Mais le chapitre le plus utile, le plus personnel, en tous cas, est celui dans lequel sont exposées les causes de la rapide désorganisation de l'armée turque, encombrée de redits ahuris, sans discipline et sans officiers, cohue informe jetée à l'abattoir et d'après laquelle, conclut l'auteur, on ne saurait juger de la valeur du soldat turc, le vrai, ni du système allemand qui a présidé à son instruction militaire.

Les livres du major von Hochwæchter et de M. René Puaux ont été écrits ou du moins documentés sous les obus. L'étude purement technique de M. le lieutenant-colonel breveté Boucabeille sur la Guerre turco-balkanique en 1912 (5) a été rédigée dans le calme et la réflexion du cabinet de travail. L'auteur a fait état des correspondances de guerre, qu'il rapproche et critique, pour dégager la vérité de certaines contradictions. L'ouvrage est clair, ordonné, méthodique. C'est un bon livre de bibliothèque militaire.

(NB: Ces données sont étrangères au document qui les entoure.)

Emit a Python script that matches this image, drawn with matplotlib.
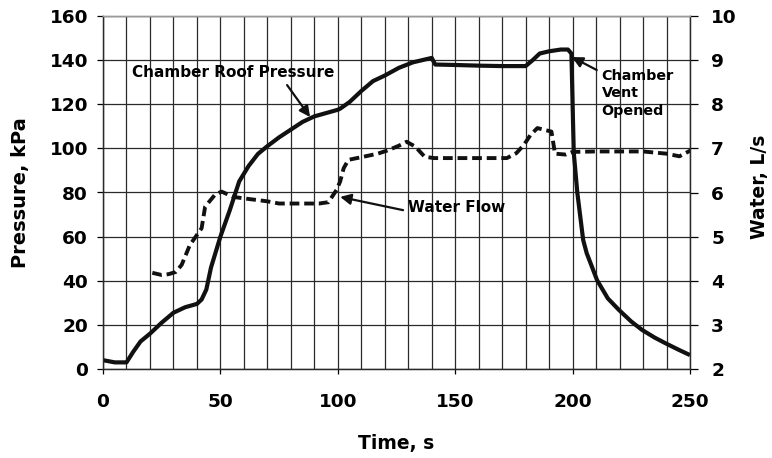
import matplotlib
matplotlib.use("Agg")
import matplotlib.pyplot as plt
from matplotlib.ticker import MultipleLocator

# ---- data ----
time_p = [0, 5, 10, 13, 16, 20, 25, 30, 35, 40, 42, 44, 46, 48, 50, 54, 58, 62, 66, 70,
          75, 80, 85, 90, 95, 100, 101, 105, 110, 115, 120, 126, 132, 138, 140, 141.5,
          150, 160, 170, 180, 183, 186, 190, 195, 198, 199.5, 200, 200.5, 202, 204.5,
          206, 208, 210.4, 215, 219.8, 225, 229.6, 235, 239.7, 245, 250]
pressure = [4, 3, 3, 8, 12.5, 16, 21, 25.5, 28, 29.5, 31.5, 36, 46, 53, 60, 72, 85, 92, 97.5, 101,
            105, 108.5, 112, 114.5, 116, 117.5, 118, 121, 126, 130.5, 133, 136.5, 139, 140.5, 141, 138,
            137.8, 137.5, 137.3, 137.3, 140, 143, 144, 144.8, 144.8, 143, 120, 98, 80, 58.5,
            52.5, 47, 40.3, 32, 26.7, 21.5, 17.7, 14.2, 11.6, 8.8, 6.3]

time_w = [21, 25, 28, 31, 33.5, 37, 42, 43.5, 47.7, 50.5, 55.5, 61, 70, 75, 85, 92, 96,
          99.5, 101, 102.5, 104.5, 110, 117, 121, 126, 129.3, 133, 137, 141, 150, 160, 172,
          176, 179.3, 182, 185, 191, 192.5, 197, 200, 210, 220, 230, 240, 245.5, 250.5]
water = [4.18, 4.13, 4.15, 4.2, 4.36, 4.81, 5.19, 5.68, 5.95, 6.02, 5.9, 5.86, 5.8, 5.75, 5.75, 5.75, 5.78,
         6.06, 6.25, 6.55, 6.74, 6.8, 6.88, 6.95, 7.06, 7.15, 7.04, 6.81, 6.78, 6.78, 6.78, 6.78,
         6.89, 7.08, 7.3, 7.46, 7.38, 6.88, 6.86, 6.92, 6.93, 6.93, 6.93, 6.88, 6.82, 6.96]

x_ticks = [0, 50, 100, 150, 200, 250]
p_ticks = [0, 20, 40, 60, 80, 100, 120, 140, 160]
w_ticks = [2, 3, 4, 5, 6, 7, 8, 9, 10]

plt.rcParams['font.family'] = ['DejaVu Sans']
plt.rcParams['font.weight'] = 'bold'
plt.rcParams['lines.scale_dashes'] = False

fig = plt.figure(figsize=(7.72, 4.58), dpi=100)
ax = fig.add_axes([103/772, 1-369/458, 587/772, 353/458])
ax2 = ax.twinx()

gridc = '#2a2a2a'
ax.set_xlim(0, 250)
ax.set_ylim(0, 160)
ax2.set_ylim(2, 10)

ax.xaxis.set_major_locator(MultipleLocator(50))
ax.xaxis.set_minor_locator(MultipleLocator(10))
ax.set_xticks(x_ticks)
ax.set_yticks(p_ticks)
ax2.set_yticks(w_ticks)

ax.grid(True, which='both', axis='x', color=gridc, lw=0.9)
ax.grid(True, which='major', axis='y', color=gridc, lw=0.9)
ax.set_axisbelow(True)

ax.tick_params(axis='x', which='major', length=3.6, width=0.9, pad=14, labelsize=13.3)
ax.tick_params(axis='x', which='minor', length=0)
ax.tick_params(axis='y', length=4.3, width=0.9, pad=6.5, labelsize=13.3)
ax2.tick_params(axis='y', length=5.8, width=0.9, pad=9.4, labelsize=13.3)

for a in (ax, ax2):
    for s in ('left', 'right', 'bottom'):
        a.spines[s].set_color(gridc)
        a.spines[s].set_linewidth(0.9)
    a.spines['top'].set_color('#9a9a9a')
    a.spines['top'].set_linewidth(1.0)
    a.spines['top'].set_linestyle((0, (1, 1)))

ax.plot(time_p, pressure, color='#111111', lw=3.0, solid_capstyle='butt', zorder=3)
ax2.plot(time_w, water, color='#111111', lw=2.8, dashes=(7, 3.5), dash_capstyle='butt', zorder=3)

ax.set_xlabel('Time, s', fontsize=13.5, fontweight='bold')
ax.xaxis.set_label_coords(0.5, -0.21)
ax.xaxis.label.set_va('center')
ax.set_ylabel('Pressure, kPa', fontsize=14, fontweight='bold')
ax.yaxis.set_label_coords(-0.14, 0.5)
ax.yaxis.label.set_va('center')
ax2.set_ylabel('Water, L/s', fontsize=13.5, fontweight='bold')
ax2.yaxis.set_label_coords(1.119, 0.515)
ax2.yaxis.label.set_va('center')

arrow = dict(arrowstyle='-|>', color='#111111', lw=1.6, mutation_scale=16, shrinkA=0, shrinkB=0)
ax.text(55.4, 134.6, 'Chamber Roof Pressure', fontsize=11, fontweight='bold',
        ha='center', va='center', zorder=5)
ax.annotate('', xy=(88.2, 114.2), xytext=(78.4, 128.7), arrowprops=arrow, zorder=5)

ax.text(130, 73, 'Water Flow', fontsize=11, fontweight='bold', ha='left', va='center', zorder=5)
ax.annotate('', xy=(101, 78), xytext=(127.8, 72), arrowprops=arrow, zorder=5)

ax.text(212.4, 125, 'Chamber\nVent\nOpened', fontsize=10.3, fontweight='bold',
        ha='left', va='center', linespacing=1.3, zorder=5)
ax.annotate('', xy=(199.7, 141.4), xytext=(210.3, 135.5), arrowprops=arrow, zorder=5)

fig.savefig('out.png', dpi=100)
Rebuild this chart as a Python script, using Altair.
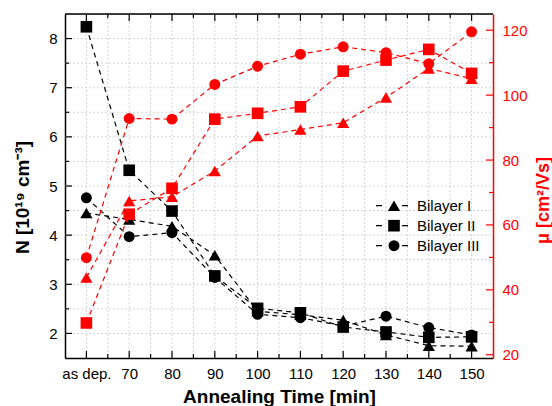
import altair as alt
import pandas as pd

# ---------------- data ----------------
times = [60, 70, 80, 90, 100, 110, 120, 130, 140, 150]  # 60 == "as dep."
series = ["Bilayer I", "Bilayer II", "Bilayer III"]

N_I = [4.45, 4.32, 4.18, 3.59, 2.45, 2.38, 2.27, 1.97, 1.75, 1.74]
N_II = [8.24, 5.32, 4.49, 3.17, 2.51, 2.42, 2.13, 2.03, 1.92, 1.93]
N_III = [4.76, 3.97, 4.05, 3.14, 2.39, 2.32, 2.15, 2.35, 2.12, 1.97]

mu_I = [43.8, 67.4, 68.7, 76.6, 87.4, 89.4, 91.5, 99.3, 108.2, 105.1]
mu_II = [29.8, 63.3, 71.3, 92.6, 94.4, 96.4, 107.4, 110.8, 114.1, 106.7]
mu_III = [49.9, 92.8, 92.6, 103.3, 108.9, 112.6, 114.9, 113.1, 109.7, 119.5]

x_major = times
x_minor = [65, 75, 85, 95, 105, 115, 125, 135, 145]
n_major = [2, 3, 4, 5, 6, 7, 8]
n_minor = [2.5, 3.5, 4.5, 5.5, 6.5, 7.5]
mu_major = [20, 40, 60, 80, 100, 120]
mu_minor = [30, 50, 70, 90, 110]


def long(vals_list):
    rows = []
    for s, vals in zip(series, vals_list):
        for t, v in zip(times, vals):
            rows.append({"t": t, "v": v, "series": s})
    return pd.DataFrame(rows)


dfN = long([N_I, N_II, N_III])
dfM = long([mu_I, mu_II, mu_III])

# ---------------- styling ----------------
W, H = 428, 344
FONT = "Liberation Sans"
RED = "#ff0000"
GRID = "#d4d4d4"
DASH = [5, 4]

xscale = alt.Scale(domain=[55, 155], nice=False, zero=False)
nscale = alt.Scale(domain=[1.5, 8.5], nice=False, zero=False)
mscale = alt.Scale(domain=[19, 125], nice=False, zero=False)
shape_scale = alt.Scale(domain=series, range=["triangle-up", "square", "circle"])
size_scale = alt.Scale(domain=series, range=[150, 120, 130])

x_axis = alt.Axis(
    values=x_major,
    labelExpr="datum.value == 60 ? 'as dep.' : datum.label",
    grid=False, tickSize=0, labelPadding=8, labelFontSize=15, labelColor="black",
    domainColor="black", domainWidth=1.5,
    title="Annealing Time [min]", titleFontSize=19, titleFontWeight="bold",
    titleColor="black", titlePadding=6,
)

n_axis = alt.Axis(
    values=n_major,
    grid=False, tickSize=0, labelPadding=8, labelFontSize=15, labelColor="black",
    domainColor="black", domainWidth=1.5,
    title="N [10¹⁹ cm⁻³]", titleFontSize=19, titleFontWeight="bold",
    titleColor="black", titlePadding=16, titleY=183,
)

m_axis = alt.Axis(
    orient="right", values=mu_major,
    grid=False, tickSize=0, labelPadding=9, labelFontSize=15,
    labelColor=RED, domainColor=RED, domainWidth=1.5,
    title="μ [cm²/Vs]", titleFontSize=18, titleFontWeight="bold",
    titleColor=RED, titlePadding=7, titleAngle=270, titleBaseline="top", titleY=186,
)

X = lambda **kw: alt.X("t:Q", scale=xscale, **kw)
YN = lambda **kw: alt.Y("v:Q", scale=nscale, **kw)
YM = lambda **kw: alt.Y("v:Q", scale=mscale, **kw)

# ---------------- grid ----------------
x_grid = alt.Chart(pd.DataFrame({"t": x_major + x_minor})).mark_rule(
    color=GRID, strokeWidth=1, strokeDash=[2, 2]
).encode(x=X(), y=alt.value(0), y2=alt.value(H))

n_grid = alt.Chart(pd.DataFrame({"v": n_major + n_minor})).mark_rule(
    color=GRID, strokeWidth=1, strokeDash=[2, 2]
).encode(y=YN(), x=alt.value(0), x2=alt.value(W))

# ---------------- left (N) layer ----------------
n_lines = alt.Chart(dfN).mark_line(color="black", strokeDash=DASH, strokeWidth=1.2).encode(
    x=X(axis=x_axis), y=YN(axis=n_axis), detail="series:N",
)
n_points = alt.Chart(dfN).mark_point(filled=True, opacity=1, color="black").encode(
    x=X(), y=YN(),
    shape=alt.Shape("series:N", scale=shape_scale, legend=None),
    size=alt.Size("series:N", scale=size_scale, legend=None),
)


def xticks(vals, y0, y1):
    return alt.Chart(pd.DataFrame({"t": vals})).mark_rule(color="black", strokeWidth=1.2).encode(
        x=X(), y=alt.value(y0), y2=alt.value(y1),
    )


def nticks(vals, length):
    return alt.Chart(pd.DataFrame({"v": vals})).mark_rule(color="black", strokeWidth=1.2).encode(
        y=YN(), x=alt.value(0), x2=alt.value(length),
    )


top_border = alt.Chart(pd.DataFrame({"a": [0]})).mark_rule(color="black", strokeWidth=1.5).encode(
    x=alt.value(0), x2=alt.value(W), y=alt.value(0)
)

# legend (drawn by hand, inside the plot)
legend_layers = []
leg_y0, leg_dy = 191.7, 20
for i, s in enumerate(series):
    yy = leg_y0 + i * leg_dy
    one = pd.DataFrame({"series": [s]})
    legend_layers.append(
        alt.Chart(one).mark_rule(color="black", strokeWidth=1.2, strokeDash=[6, 20]).encode(
            x=alt.value(311), x2=alt.value(343), y=alt.value(yy)
        )
    )
    legend_layers.append(
        alt.Chart(one).mark_point(filled=True, opacity=1, color="black").encode(
            x=alt.value(329), y=alt.value(yy),
            shape=alt.Shape("series:N", scale=shape_scale, legend=None),
            size=alt.Size("series:N", scale=size_scale, legend=None),
        )
    )
    legend_layers.append(
        alt.Chart(one).mark_text(align="left", baseline="middle", font=FONT, fontSize=15, color="black").encode(
            x=alt.value(352), y=alt.value(yy), text="series:N"
        )
    )

left = alt.layer(
    x_grid, n_grid,
    n_lines,
    xticks(x_major, H, H - 7),
    xticks(x_minor, H, H - 4),
    xticks(x_major, 0, 7),
    xticks(x_minor, 0, 4),
    nticks(n_major, 7),
    nticks(n_minor, 4),
    top_border,
    n_points,
    *legend_layers,
)

# ---------------- right (mu) layer ----------------
m_lines = alt.Chart(dfM).mark_line(color=RED, strokeDash=DASH, strokeWidth=1.2).encode(
    x=X(), y=YM(axis=m_axis), detail="series:N",
)
m_points = alt.Chart(dfM).mark_point(filled=True, opacity=1, color=RED).encode(
    x=X(), y=YM(),
    shape=alt.Shape("series:N", scale=shape_scale, legend=None),
    size=alt.Size("series:N", scale=size_scale, legend=None),
)


def mticks(vals, length):
    return alt.Chart(pd.DataFrame({"v": vals})).mark_rule(color=RED, strokeWidth=1.2).encode(
        y=YM(), x=alt.value(W), x2=alt.value(W - length),
    )


right = alt.layer(m_lines, mticks(mu_major, 7), mticks(mu_minor, 4), m_points)

chart = (
    alt.layer(left, right)
    .resolve_scale(y="independent")
    .properties(
        width=W, height=H,
        padding={"left": 65, "top": 14, "right": 59, "bottom": 48},
        autosize=alt.AutoSizeParams(type="none"),
        background="white",
    )
    .configure_view(stroke="transparent")
    .configure(font=FONT)
)

chart.save("out.html", embed_options={"renderer": "svg", "actions": False})
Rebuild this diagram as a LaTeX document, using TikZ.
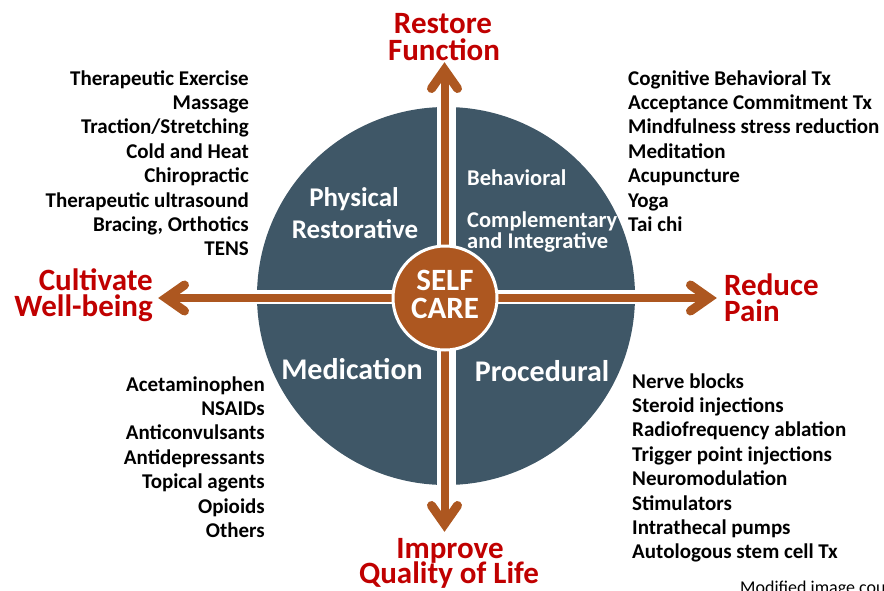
\documentclass[tikz,border=0pt]{standalone}
\usepackage{fontspec}
\setmainfont{Carlito}
\usetikzlibrary{calc}
\definecolor{slate}{HTML}{3F5767}
\definecolor{rust}{HTML}{AD5720}
\definecolor{goalred}{HTML}{C00000}
\begin{document}
\begin{tikzpicture}[x=1pt,y=-1pt,
  lst/.style={inner sep=0, font=\fontsize{21}{24.4}\selectfont\bfseries},
  goal/.style={inner sep=0, text=goalred, font=\fontsize{31}{27}\selectfont\bfseries},
  quad/.style={inner sep=0, text=white, font=\fontsize{#1}{#1}\selectfont\bfseries},
  shaft/.style={rust, line width=8pt, shorten <=8pt, shorten >=8pt},
  head/.style={rust, line width=9pt, line cap=round, line join=miter}]
\path[use as bounding box, clip] (0,0) rectangle (884,590);

% big disc with white gaps
\fill[slate] (446,296) circle (189);
\fill[white] (437,90) rectangle (456,500);
\fill[white] (240,290) rectangle (650,304);

% arrow ends
\coordinate (T) at (444.5,62);
\coordinate (B) at (444.5,532);
\coordinate (L) at (158,298);
\coordinate (R) at (717,298);

\draw[shaft] (T) -- (B);
\draw[shaft] (L) -- (R);
\draw[head] ($(T)+(-13,26.5)$) -- ($(T)+(0,8)$) -- ($(T)+(13,26.5)$);
\draw[head] ($(B)+(-13,-26.5)$) -- ($(B)+(0,-8)$) -- ($(B)+(13,-26.5)$);
\draw[head] ($(L)+(26.5,-13)$) -- ($(L)+(8,0)$) -- ($(L)+(26.5,13)$);
\draw[head] ($(R)+(-26.5,-13)$) -- ($(R)+(-8,0)$) -- ($(R)+(-26.5,13)$);

% centre
\node[circle, fill=rust, draw=white, line width=3pt, minimum size=104pt, inner sep=0] (sc) at (445,298) {};
\node[quad=31, anchor=base] (self) at (445,290) {SELF};
\node[quad=31, anchor=base] (care) at (445,318) {CARE};

% quadrant labels
\node[quad=27, anchor=base] (phy1) at (354,206) {Physical};
\node[quad=27, anchor=base] (phy2) at (355,238) {Restorative};
\node[quad=22.5, anchor=base west] (beh) at (467,185) {Behavioral};
\node[quad=22.5, anchor=base west] (cmp1) at (467,227) {Complementary};
\node[quad=22.5, anchor=base west] (cmp2) at (467,248) {and Integrative};
\node[quad=30, anchor=base] (med) at (352,379) {Medication};
\node[quad=30, anchor=base] (proc) at (542,381) {Procedural};

% goals
\node[goal, anchor=base] (g1) at (443,33) {Restore};
\node[goal, anchor=base] (g2) at (444,60) {Function};
\node[goal, anchor=base east] (g3) at (153,290) {Cultivate};
\node[goal, anchor=base east] (g4) at (153,316) {Well-being};
\node[goal, anchor=base west] (g5) at (724,295) {Reduce};
\node[goal, anchor=base west] (g6) at (724,321) {Pain};
\node[goal, anchor=base] (g7) at (450,558) {Improve};
\node[goal, anchor=base] (g8) at (449,583) {Quality of Life};

% lists
\foreach \t [count=\i from 0] in {Therapeutic Exercise, Massage, Traction/Stretching, Cold and Heat, Chiropractic, Therapeutic ultrasound, {Bracing, Orthotics}, TENS}
  \node[lst, anchor=base east] (pl\i) at (249,85+24.4*\i) {\t};
\foreach \t [count=\i from 0] in {Cognitive Behavioral Tx, Acceptance Commitment Tx, Mindfulness stress reduction, Meditation, Acupuncture, Yoga, Tai chi}
  \node[lst, anchor=base west] (bl\i) at (628,85+24.4*\i) {\t};
\foreach \t [count=\i from 0] in {Acetaminophen, NSAIDs, Anticonvulsants, Antidepressants, Topical agents, Opioids, Others}
  \node[lst, anchor=base east] (ml\i) at (265,391+24.4*\i) {\t};
\foreach \t [count=\i from 0] in {Nerve blocks, Steroid injections, Radiofrequency ablation, Trigger point injections, Neuromodulation, Stimulators, Intrathecal pumps, Autologous stem cell Tx}
  \node[lst, anchor=base west] (rl\i) at (632,388+24.4*\i) {\t};

\node[inner sep=0, anchor=base west, font=\fontsize{18}{20}\selectfont] (note) at (740,593) {Modified image cou};
\end{tikzpicture}
\end{document}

(5) Avec 11 cartes en couleur et 10 croquis dans le texte. Lib. Chapelot, 5 fr.

Albéric Cahuet.



Voir le compte rendu de Rouletabille chez le tsar, de M. Gaston Leroux; des Contes de Minnie, de M. André Lichtenberger; du Journal du comte Apponyi, et des autres livres nouveaux, dans La Petite Illustration jointe à ce numéro.

UNE RÉCEPTION AU «COUARAIL»

Le «Couarail», la vaillante académie de Nancy, continue à entretenir, dans nos marches de l'Est, le culte des traditions lorraines, et le goût des manifestations littéraires. Au mois de juillet 1911, elle fêtait, à l'hôtel de ville, son président d'honneur, M. Maurice Barrés; et nous avons rendu compte, en son temps, de cette séance solennelle, où furent acclamés, aux côtés de l'illustre écrivain, les deux artistes alsaciens Zislin et Hansi.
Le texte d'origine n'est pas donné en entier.